When the developers saw the first model produced at a factory, they were shocked. It looked like a pile of scrap, because its 1,000 welded connections were poorly constructed and constantly malfunctioned; socket contacts would break constantly.
Such a machine was impossible to fine-tune. It was later discovered, when the director of the factory responsible for production had heard that the requested machine was 6 times bigger than an oscillograph, he hired a bunch of recently graduated high school students to do a large amount of the work. When yesterday’s school kids with soldering irons attacked the machine with soldering irons, they inevitably broke a lot of the connections with their careless, inexperienced handling. Still, the deadline for the machine’s launch was approaching, so the scientists themselves had to re-weld most of the machine and replace most of the contacts. This allowed the fine-tuning to finally be done, but cost the developers a lot of effort and countless 24-hour work days.
By the time the State Commission headed by A.A. Dorodnitsyn arrived to test the new machine, it had already undergone two weeks of serious trialing. The scientists evaluated the machine’s average productive work times, its ability to complete standard control tasks, its compliance with technical specifications for heating and cooling and for replacement of standard parts, etc. After further testing, the State Commission recommended the experimental-industrial model of the semiconductor multipurpose control computer “Dnepr” be mass production as the control machine for automation of manufacturing processes in industry, for complex physics experiments, and for military purposes.

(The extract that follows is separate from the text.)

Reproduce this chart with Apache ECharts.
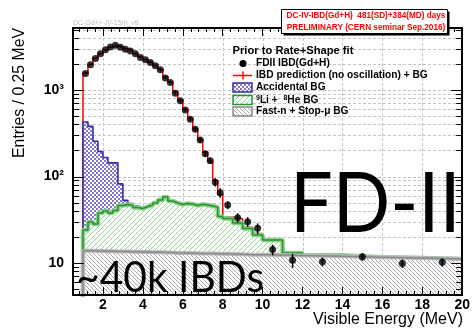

The semiconductor multipurpose control computer “Dnepr” is significant as the first Soviet semiconductor machine. It coped well with any weather and climate conditions, was fairly shock-resistant and very reliable overall.
The creation of “Dnepr” in Kyiv also led to the building of the Computing and Controlling Machines Plant, later renamed “Elektronmash”. This idea was initiated by the Institute of Cybernetics of the Academy of Sciences and supported by the government. Thus, the birth of “Dnepr” also laid the foundation for building the first major computer-producing plant in the USSR.
In 1963, the epic story of building “Dnepr” was nominated for the Lenin Award of 1964, under the name of “Design and implementation into the Soviet national economy of the multipurpose control computer “Dnepr”. Among the nominated team members were B.N. Malinovsky, G.A. Mikhailov, N.N. Pavlov, B.B. Timofeev, A.G. Kukharchuk, E.S. Oreshkin, V.S. Kalenchuk, L.A. Korytnaya, V.M. Yegipko, F.N. Zykov, Y.T. Mitulunskiy, A.I. Tolstun, V.I. Skurikhin, Y.L. Sokolovskiy, M.Z. Kotlyarevskiy, and M.S. Galuzinskiy. While they did not ultimately receive the award, their work would have made them worthy winners.
Still, the machine earned high praise from its users: out of the 500 machines produced by the Kyiv “Elektronmash”, all were being used successfully; scores remained in Ukraine, several hundred were used in Russia, and a handful went to the other Soviet republics and even abroad.
It is worth noting that the United States also had their first semiconductor universal control machine RW300 in development, and completed it at approximately the same time as “Dnepr”, in 1961. According to Glushkov, this was one of the significant moments when Soviet science was able to close the technology gap between the two countries completely, in a very significant field.